-- Begin Data excerpt --

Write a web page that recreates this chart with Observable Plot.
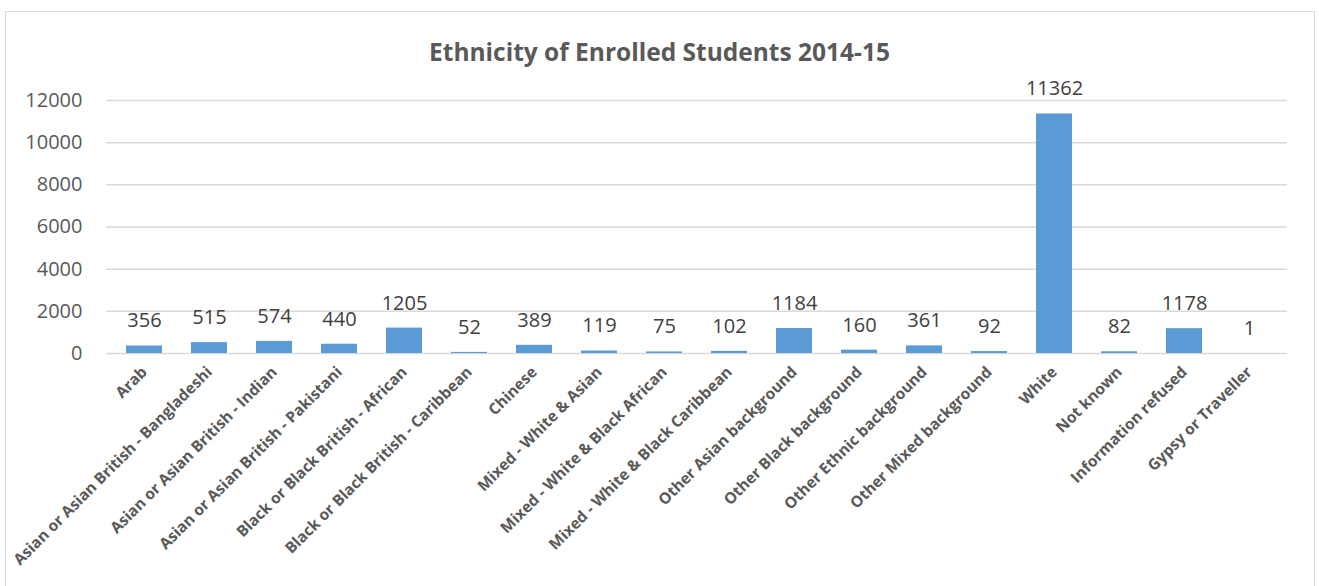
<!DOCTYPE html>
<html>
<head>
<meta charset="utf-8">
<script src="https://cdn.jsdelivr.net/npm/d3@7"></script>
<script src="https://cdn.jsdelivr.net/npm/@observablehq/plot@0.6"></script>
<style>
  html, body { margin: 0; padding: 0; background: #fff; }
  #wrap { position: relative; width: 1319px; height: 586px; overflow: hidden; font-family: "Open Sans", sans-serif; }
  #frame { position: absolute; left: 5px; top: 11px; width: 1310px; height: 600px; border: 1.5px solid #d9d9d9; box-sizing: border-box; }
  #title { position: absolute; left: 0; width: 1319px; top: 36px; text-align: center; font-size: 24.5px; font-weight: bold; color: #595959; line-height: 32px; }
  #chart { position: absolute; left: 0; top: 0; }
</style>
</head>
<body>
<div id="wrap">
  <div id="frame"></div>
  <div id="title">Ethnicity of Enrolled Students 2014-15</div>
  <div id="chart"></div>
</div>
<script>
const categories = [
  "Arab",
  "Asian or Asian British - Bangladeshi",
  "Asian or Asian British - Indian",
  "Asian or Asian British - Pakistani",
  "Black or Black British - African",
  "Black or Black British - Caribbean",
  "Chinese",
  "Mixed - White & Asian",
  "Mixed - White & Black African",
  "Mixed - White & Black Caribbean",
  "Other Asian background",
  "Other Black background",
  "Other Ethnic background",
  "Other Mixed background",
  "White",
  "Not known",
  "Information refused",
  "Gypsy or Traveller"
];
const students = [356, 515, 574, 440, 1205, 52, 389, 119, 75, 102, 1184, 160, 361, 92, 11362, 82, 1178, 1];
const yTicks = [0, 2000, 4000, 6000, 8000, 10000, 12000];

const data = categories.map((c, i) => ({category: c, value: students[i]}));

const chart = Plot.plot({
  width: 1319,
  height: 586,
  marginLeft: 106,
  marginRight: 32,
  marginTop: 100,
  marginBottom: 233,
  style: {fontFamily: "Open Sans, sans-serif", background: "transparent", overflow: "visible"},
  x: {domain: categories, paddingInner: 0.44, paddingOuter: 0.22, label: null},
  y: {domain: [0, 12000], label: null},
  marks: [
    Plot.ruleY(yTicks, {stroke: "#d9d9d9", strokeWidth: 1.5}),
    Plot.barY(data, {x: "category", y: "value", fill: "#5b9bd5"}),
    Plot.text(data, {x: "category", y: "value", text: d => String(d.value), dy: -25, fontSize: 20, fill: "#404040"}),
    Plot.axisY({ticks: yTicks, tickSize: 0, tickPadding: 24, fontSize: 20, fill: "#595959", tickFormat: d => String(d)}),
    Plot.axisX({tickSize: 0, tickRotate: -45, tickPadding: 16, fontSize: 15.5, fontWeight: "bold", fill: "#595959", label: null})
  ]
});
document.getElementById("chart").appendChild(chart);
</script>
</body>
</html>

-- End Data excerpt --

What is needed: Without the pictures, copy the material exactly as given.

Output for this task:
Write a web page that recreates this chart with Observable Plot.
<!DOCTYPE html>
<html>
<head>
<meta charset="utf-8">
<script src="https://cdn.jsdelivr.net/npm/d3@7"></script>
<script src="https://cdn.jsdelivr.net/npm/@observablehq/plot@0.6"></script>
<style>
  html, body { margin: 0; padding: 0; background: #fff; }
  #wrap { position: relative; width: 1319px; height: 586px; overflow: hidden; font-family: "Open Sans", sans-serif; }
  #frame { position: absolute; left: 5px; top: 11px; width: 1310px; height: 600px; border: 1.5px solid #d9d9d9; box-sizing: border-box; }
  #title { position: absolute; left: 0; width: 1319px; top: 36px; text-align: center; font-size: 24.5px; font-weight: bold; color: #595959; line-height: 32px; }
  #chart { position: absolute; left: 0; top: 0; }
</style>
</head>
<body>
<div id="wrap">
  <div id="frame"></div>
  <div id="title">Ethnicity of Enrolled Students 2014-15</div>
  <div id="chart"></div>
</div>
<script>
const categories = [
  "Arab",
  "Asian or Asian British - Bangladeshi",
  "Asian or Asian British - Indian",
  "Asian or Asian British - Pakistani",
  "Black or Black British - African",
  "Black or Black British - Caribbean",
  "Chinese",
  "Mixed - White & Asian",
  "Mixed - White & Black African",
  "Mixed - White & Black Caribbean",
  "Other Asian background",
  "Other Black background",
  "Other Ethnic background",
  "Other Mixed background",
  "White",
  "Not known",
  "Information refused",
  "Gypsy or Traveller"
];
const students = [356, 515, 574, 440, 1205, 52, 389, 119, 75, 102, 1184, 160, 361, 92, 11362, 82, 1178, 1];
const yTicks = [0, 2000, 4000, 6000, 8000, 10000, 12000];

const data = categories.map((c, i) => ({category: c, value: students[i]}));

const chart = Plot.plot({
  width: 1319,
  height: 586,
  marginLeft: 106,
  marginRight: 32,
  marginTop: 100,
  marginBottom: 233,
  style: {fontFamily: "Open Sans, sans-serif", background: "transparent", overflow: "visible"},
  x: {domain: categories, paddingInner: 0.44, paddingOuter: 0.22, label: null},
  y: {domain: [0, 12000], label: null},
  marks: [
    Plot.ruleY(yTicks, {stroke: "#d9d9d9", strokeWidth: 1.5}),
    Plot.barY(data, {x: "category", y: "value", fill: "#5b9bd5"}),
    Plot.text(data, {x: "category", y: "value", text: d => String(d.value), dy: -25, fontSize: 20, fill: "#404040"}),
    Plot.axisY({ticks: yTicks, tickSize: 0, tickPadding: 24, fontSize: 20, fill: "#595959", tickFormat: d => String(d)}),
    Plot.axisX({tickSize: 0, tickRotate: -45, tickPadding: 16, fontSize: 15.5, fontWeight: "bold", fill: "#595959", label: null})
  ]
});
document.getElementById("chart").appendChild(chart);
</script>
</body>
</html>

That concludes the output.